The Earle Building

USA / New Jersey / West New York / Broadway, 1674
 office building, night club, 1921_construction, commercial building, Beaux-Arts (architecture)

9-story Beaux-Arts office building completed in 1921. Designed by Joseph Kleinberger, The Earle Building was the original home of Birdland, Charlie Parker's legendary jazz club from 1949-65. After such incarnations as Ubangi, Ebony and Clicque, it now includes Sapphire Gentlemen's Club (formerly Flashdancers), as one of its commercial tenants.

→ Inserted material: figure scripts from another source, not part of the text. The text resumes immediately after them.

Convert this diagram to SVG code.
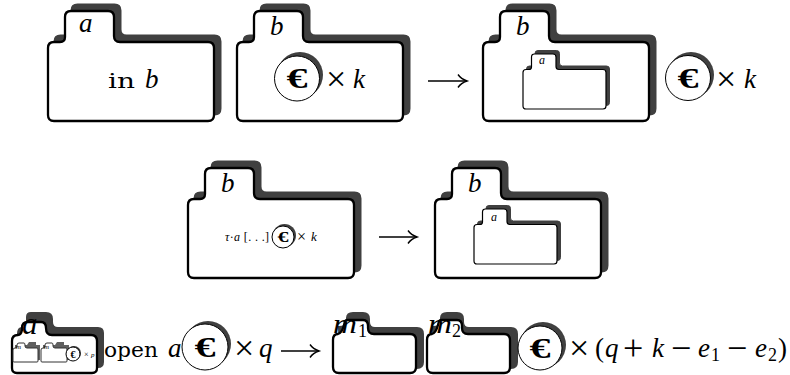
<svg xmlns="http://www.w3.org/2000/svg" xmlns:xlink="http://www.w3.org/1999/xlink" width="790" height="375" viewBox="0 0 790 375">
<style>
text{fill:#000;font-family:"Liberation Serif",serif;font-size:27px}
.i{font-style:italic}
.m{font-family:"DejaVu Serif",serif;font-size:20px}
.s{font-size:36px}
.e{font-weight:bold;text-anchor:middle;font-size:29px}
.e2{font-weight:bold;text-anchor:middle;font-size:15px}
.e3{font-weight:bold;text-anchor:middle;font-size:10px}
.sub{font-size:18px}
.sh{fill:#404040;stroke:#404040;stroke-width:2}
.fo{fill:#fff;stroke:#000;stroke-width:2.3}
.fi{fill:#fff;stroke:#000;stroke-width:2.4}
.cs{fill:#404040}
.co{fill:#fff;stroke:#000;stroke-width:1}
.ar{fill:none;stroke:#000;stroke-width:1.3;marker-end:url(#hook)}
</style>
<defs>
<path id="f" d="M0 37Q0 31 6 31L12 31Q17 31 17 26L17 6Q17 0 23 0L60 0Q66 0 66 6L66 25Q66 31 72 31L160 31Q166 31 166 37L166 104Q166 110 160 110L6 110Q0 110 0 104Z"/>
<marker id="hook" markerUnits="userSpaceOnUse" markerWidth="14" markerHeight="16" refX="12" refY="8" orient="auto" overflow="visible">
<path d="M3 1.500Q6 6 12 8Q6 10 3 14.500" fill="none" stroke="#000" stroke-width="1.4"/>
</marker>
</defs>

<g id="connectors">
<path class="ar" d="M428 81H467"/>
<path class="ar" d="M379 237H417"/>
<path class="ar" d="M281 351H319"/>
</g>

<g id="folder-a-top">
<use xlink:href="#f" class="sh" transform="translate(54.500,4.500)"/>
<use xlink:href="#f" class="fo" transform="translate(48,11)"/>
<text class="i" x="79" y="32">a</text>
<text class="m" x="108" y="88" textLength="27" lengthAdjust="spacingAndGlyphs">in</text>
<text class="i" x="145" y="88">b</text>
</g>

<g id="folder-b-top">
<use xlink:href="#f" class="sh" transform="translate(243.500,4.500)"/>
<use xlink:href="#f" class="fo" transform="translate(237,11)"/>
<text class="i" x="270" y="35">b</text>
<circle class="cs" cx="300" cy="75" r="23"/>
<circle class="co" cx="297" cy="78.500" r="22.500"/>
<text class="e" x="297" y="88" textLength="21" lengthAdjust="spacingAndGlyphs">€</text>
<text class="s" x="326" y="91">×</text>
<text class="i" x="353" y="88">k</text>
</g>

<g id="folder-b-result">
<use xlink:href="#f" class="sh" transform="translate(489.500,4.500)"/>
<use xlink:href="#f" class="fo" transform="translate(483,11)"/>
<text class="i" x="516" y="35">b</text>
</g>
<g id="folder-a-inner">
<use xlink:href="#f" class="sh" transform="translate(526.500,50.500) scale(.5)"/>
<use xlink:href="#f" class="fi" transform="translate(523,54) scale(.5)"/>
<text class="i" x="539" y="64" style="font-size:12px">a</text>
</g>
<g id="coins-top">
<circle class="cs" cx="691" cy="75" r="23"/>
<circle class="co" cx="688" cy="78" r="22.500"/>
<text class="e" x="688" y="87.500" textLength="21" lengthAdjust="spacingAndGlyphs">€</text>
<text class="s" x="716" y="91">×</text>
<text class="i" x="744" y="88">k</text>
</g>

<g id="folder-b-mid">
<use xlink:href="#f" class="sh" transform="translate(194.500,161.500)"/>
<use xlink:href="#f" class="fo" transform="translate(188,168)"/>
<text class="i" x="221" y="192">b</text>
<text x="225" y="241" style="font-size:12px" textLength="44"><tspan class="i">τ</tspan>·<tspan class="i">a</tspan> [. . .]</text>
<circle class="cs" cx="284.500" cy="235.500" r="11.500"/>
<circle class="co" cx="283" cy="237" r="11"/>
<text class="e2" x="283" y="242" textLength="11" lengthAdjust="spacingAndGlyphs">€</text>
<text x="297" y="242" style="font-size:16px">×</text>
<text class="i" x="311" y="241" style="font-size:13px">k</text>
</g>

<g id="folder-b-mid-result">
<use xlink:href="#f" class="sh" transform="translate(441.500,161.500)"/>
<use xlink:href="#f" class="fo" transform="translate(435,168)"/>
<text class="i" x="468" y="192">b</text>
</g>
<g id="folder-a-mid-inner">
<use xlink:href="#f" class="sh" transform="translate(477.500,205.500) scale(.5)"/>
<use xlink:href="#f" class="fi" transform="translate(474,209) scale(.5)"/>
<text class="i" x="491" y="221" style="font-size:12px">a</text>
</g>

<g id="folder-a-bottom">
<path class="sh" d="M18 334Q18 328 22 328L24 328Q27 328 27 324L27 317Q27 313 31 313L46 313Q52 313 52 319L52 322Q52 328 58 328L98 328Q103 328 103 333L103 362Q103 367 98 367L18 367Z"/>
<path class="fo" d="M12 341Q12 335 18 335L18 335Q21 335 22 330L22 328Q22 322 28 322L41 322Q46 322 46 328Q46 335 52 335L91 335Q97 335 97 341L97 368Q97 373 92 373L17 373Q12 373 12 368Z"/>
<text class="i" x="22" y="334" style="font-size:31px">a</text>
<g id="mini-m-1">
<path d="M15 345H27L29 342H36V345H40V360H15Z" fill="#606060"/>
<path d="M13 350Q13 348 15 348H16Q17 348 17 346V345Q17 343 19 343H24Q25 343 25 345V346Q25 348 27 348H37Q38 348 38 350V361Q38 362 37 362H14Q13 362 13 361Z" fill="#fff" stroke="#333" stroke-width="1"/>
<text class="i" x="16" y="349" style="font-size:7px">m</text>
</g>
<g id="mini-m-2">
<path d="M43 345H55L57 342H64V345H69V360H43Z" fill="#606060"/>
<path d="M41 350Q41 348 43 348H44Q45 348 45 346V345Q45 343 47 343H52Q53 343 53 345V346Q53 348 55 348H66Q67 348 67 350V361Q67 362 66 362H42Q41 362 41 361Z" fill="#fff" stroke="#333" stroke-width="1"/>
<text class="i" x="44" y="349" style="font-size:7px">m</text>
</g>
<circle class="cs" cx="74" cy="353" r="7"/>
<circle class="co" cx="73" cy="354" r="7"/>
<text class="e3" x="73" y="357.500">€</text>
<text x="84" y="357" style="font-size:8px">×</text>
<text class="i" x="91" y="357" style="font-size:7px">p</text>
</g>

<g id="open-text">
<text class="m" x="104" y="357" textLength="54" lengthAdjust="spacingAndGlyphs">open</text>
<text class="i" x="168" y="357">a</text>
<circle class="cs" cx="208" cy="344" r="23"/>
<circle class="co" cx="205" cy="347" r="23"/>
<text class="e" x="205" y="357" textLength="21" lengthAdjust="spacingAndGlyphs">€</text>
<text class="s" x="234" y="360">×</text>
<text class="i" x="259" y="357">q</text>
</g>

<g id="folder-m1">
<path class="sh" d="M339 327Q346 327 347 322L347 318Q347 313 353 313L363 313Q369 313 369 319L369 322Q369 328 375 328L417 328Q423 328 423 334L423 362Q423 368 417 368L340 368Z"/>
<path class="fo" d="M333 340Q333 334 338 334Q342 333 344 325L345 321Q346 320 348 320L363 320Q368 320 368 326V328Q368 334 374 334L410 334Q416 334 416 340L416 367Q416 373 410 373L339 373Q333 373 333 367Z"/>
<text class="i" x="333" y="333" textLength="24" lengthAdjust="spacingAndGlyphs" style="font-size:28px">m</text>
<text x="358" y="337" class="sub">1</text>
</g>

<g id="folder-m2">
<path class="sh" d="M433 327Q440 327 441 322L441 318Q441 313 447 313L457 313Q463 313 463 319L463 322Q463 328 469 328L511 328Q517 328 517 334L517 362Q517 368 511 368L434 368Z"/>
<path class="fo" d="M427 340Q427 334 432 334Q436 333 438 325L439 321Q440 320 442 320L457 320Q462 320 462 326V328Q462 334 468 334L504 334Q510 334 510 340L510 367Q510 373 504 373L433 373Q427 373 427 367Z"/>
<text class="i" x="428" y="333" textLength="24" lengthAdjust="spacingAndGlyphs" style="font-size:28px">m</text>
<text x="452" y="337" class="sub">2</text>
</g>

<g id="coins-bottom">
<circle class="cs" cx="543" cy="345" r="23"/>
<circle class="co" cx="540" cy="348" r="22"/>
<text class="e" x="540" y="358" textLength="21" lengthAdjust="spacingAndGlyphs">€</text>
<text class="s" x="569" y="360">×</text>
<text x="595" y="357">(</text>
<text class="i" x="605" y="357">q</text>
<text class="s" x="623" y="360">+</text>
<text class="i" x="652" y="357">k</text>
<text class="s" x="671" y="360">−</text>
<text class="i" x="698" y="357">e</text>
<text x="711" y="361" class="sub">1</text>
<text class="s" x="727" y="360">−</text>
<text class="i" x="755" y="357">e</text>
<text x="768" y="361" class="sub">2</text>
<text x="778" y="357">)</text>
</g>
</svg>
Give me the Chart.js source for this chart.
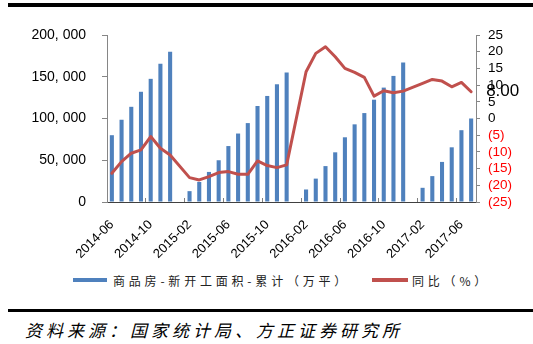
<!DOCTYPE html>
<html>
<head>
<meta charset="utf-8">
<script src="https://cdn.jsdelivr.net/npm/chart.js@4.4.0/dist/chart.umd.min.js"></script>
<style>
  html, body { margin: 0; padding: 0; background: #fff; }
  #wrap { position: relative; width: 533px; height: 344px; overflow: hidden; }
  #chart { position: absolute; left: 0; top: 0; }
  .rule { position: absolute; left: 8px; right: 0; background: #000; }
  .legend-item { position: absolute; top: 272px; height: 16px; display: flex; align-items: center;
    white-space: nowrap; font: 12px "Noto Sans CJK SC"; letter-spacing: 3.8px; color: #222; }
  .swatch { display: inline-block; height: 4px; }
  #source { position: absolute; left: 25px; top: 317px; line-height: 20px; white-space: nowrap;
    font: italic 17px "Noto Sans CJK SC"; letter-spacing: 4px; color: #000; }
</style>
</head>
<body>
<div id="wrap">
  <div class="rule" style="top:3px;height:4px"></div>
  <canvas id="chart" width="533" height="262"></canvas>
  <div class="legend-item" style="left:73px"><span class="swatch" style="width:34px;margin-right:6px;background:#4F81BD"></span><span id="lg0"></span></div>
  <div class="legend-item" style="left:372px"><span class="swatch" style="width:36px;margin-right:4px;background:#C0504D"></span><span id="lg1"></span></div>
  <div class="rule" style="top:309px;height:3px"></div>
  <div id="source">资料来源：国家统计局、方正证券研究所</div>
</div>
<script>
const months = [
  "2014-06", "2014-07", "2014-08", "2014-09", "2014-10", "2014-11", "2014-12",
  "2015-01", "2015-02", "2015-03", "2015-04", "2015-05", "2015-06", "2015-07",
  "2015-08", "2015-09", "2015-10", "2015-11", "2015-12",
  "2016-01", "2016-02", "2016-03", "2016-04", "2016-05", "2016-06", "2016-07",
  "2016-08", "2016-09", "2016-10", "2016-11", "2016-12",
  "2017-01", "2017-02", "2017-03", "2017-04", "2017-05", "2017-06", "2017-07",
];

// 商品房新开工面积累计（万平），1月无数据
const newStarts = [
  80000, 98500, 114000, 132000, 147500, 165500, 180000,
  null, 13000, 24000, 36000, 50000, 67000, 82000,
  94500, 115000, 127000, 141000, 155000,
  null, 15000, 28000, 43000, 59500, 77500, 93000,
  106500, 122500, 137000, 151000, 167000,
  null, 17000, 31000, 48000, 65500, 86000, 100000,
];

// 同比（%）
const yoy = [
  -16.4, -12.9, -10.4, -9.4, -5.4, -8.9, -10.9,
  null, -17.7, -18.4, -17.4, -16.2, -15.9, -16.7,
  -16.7, -12.7, -14.1, -14.7, -13.9,
  null, 14.0, 19.5, 21.5, 18.5, 15.0, 13.8,
  12.3, 6.7, 8.3, 7.7, 8.2,
  null, 10.5, 11.7, 11.2, 9.5, 10.8, 8.0,
];

const seriesNames = ["商品房-新开工面积-累计（万平）", "同比（%）"];

document.getElementById("lg0").textContent = seriesNames[0];
document.getElementById("lg1").textContent = seriesNames[1];

const axisFont = '"Liberation Sans", Arial, sans-serif';

function thousands(v) {
  return String(v).replace(/\B(?=(\d{3})+(?!\d))/g, ", ");
}

// label on the last point of the line
const lastLabel = {
  id: "lastLabel",
  afterDatasetsDraw(chart) {
    const meta = chart.getDatasetMeta(0);
    const pt = meta.data[meta.data.length - 1];
    const ctx = chart.ctx;
    ctx.save();
    ctx.font = "17px " + axisFont;
    ctx.fillStyle = "#000";
    ctx.textBaseline = "middle";
    ctx.textAlign = "left";
    ctx.fillText(yoy[yoy.length - 1].toFixed(2), pt.x + 15, pt.y);
    ctx.restore();
  },
};

new Chart(document.getElementById("chart").getContext("2d"), {
  type: "bar",
  data: {
    labels: months,
    datasets: [
      {
        type: "line",
        label: seriesNames[1],
        data: yoy,
        yAxisID: "y1",
        borderColor: "#C0504D",
        borderWidth: 3,
        pointRadius: 0,
        tension: 0,
        spanGaps: true,
        borderJoinStyle: "round",
        borderCapStyle: "round",
      },
      {
        label: seriesNames[0],
        data: newStarts,
        yAxisID: "y",
        backgroundColor: "#4F81BD",
        barPercentage: 0.42,
        categoryPercentage: 1.0,
      },
    ],
  },
  options: {
    responsive: false,
    animation: false,
    devicePixelRatio: 1,
    layout: { padding: { top: 35, left: 0, right: 0, bottom: 0 } },
    plugins: {
      legend: { display: false },
      tooltip: { enabled: false },
    },
    scales: {
      x: {
        offset: true,
        grid: {
          display: true,
          drawOnChartArea: false,
          offset: true,
          tickLength: -4,
          tickColor: (c) => (c.index % 4 === 0 ? "#808080" : "rgba(0,0,0,0)"),
        },
        border: { display: true, color: "#404040", width: 1 },
        ticks: {
          autoSkip: false,
          maxRotation: 45,
          minRotation: 45,
          padding: 19,
          color: "#000",
          font: { family: axisFont, size: 13 },
          callback: (v, i) => (i % 4 === 0 ? months[i] : ""),
        },
        afterFit: (s) => { s.height = 60; },
      },
      y: {
        position: "left",
        min: 0,
        max: 200000,
        grid: { display: true, drawOnChartArea: false, tickLength: 5, tickColor: "#868686" },
        border: { display: true, color: "#868686", width: 1 },
        ticks: {
          stepSize: 50000,
          autoSkip: false,
          padding: 16,
          color: "#000",
          font: { family: axisFont, size: 14 },
          callback: (v) => thousands(v),
        },
        afterFit: (s) => { s.width = 107; },
      },
      y1: {
        position: "right",
        min: -25,
        max: 25,
        grid: { display: true, drawOnChartArea: false, tickLength: 4, tickColor: "#868686" },
        border: { display: true, color: "#868686", width: 1 },
        ticks: {
          stepSize: 5,
          autoSkip: false,
          padding: 8,
          color: (c) => (c.tick.value < 0 ? "#FF0000" : "#000"),
          font: { family: axisFont, size: 13.5 },
          callback: (v) => (v < 0 ? "(" + -v + ")" : String(v)),
        },
        afterFit: (s) => { s.width = 57; },
      },
    },
  },
  plugins: [lastLabel],
});
</script>
</body>
</html>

The facade is clad in white stone, above a ground floor lined with a variety of storefronts. The main entrance is at the center of the west facade on the avenue, with glass double-doors framed by polished granite and covered by a stainless-steel canopy. The upper floors on the west facade span eight bays, and the south facade on 52nd Street has seven bays, each with a 2-over-2 window. The exception is the 2nd floor, which has plate-glass show-windows, although many of them are covered by horizontal billboards on both facades. The 2nd floor also has carved marble piers at the ends and is capped by a dentiled cornice.

The 3rd floor is topped by a narrower cornice with an egg-and-dart molding, and a dentiled cornice caps the 7th floor. At the top two floors the piers are paneled and green metal spandrels panels separate the two floors within each bay, except for the end bays, which have stone spandrels and projecting stone sills at the 9th-floor windows. There are moldings around the end-bay windows on both top floors, with keystones at the 9th-floor windows. The tops of the piers have flat, stylized Corinthian capitals, and both facades are crowned by a stone roof cornice with dentils, modillions, and short finials along the top edge.

There are two advertising billboards mounted on the southwest corner of the building, and another on the roof. The ground floor commercial spaces were remodeled in 2019.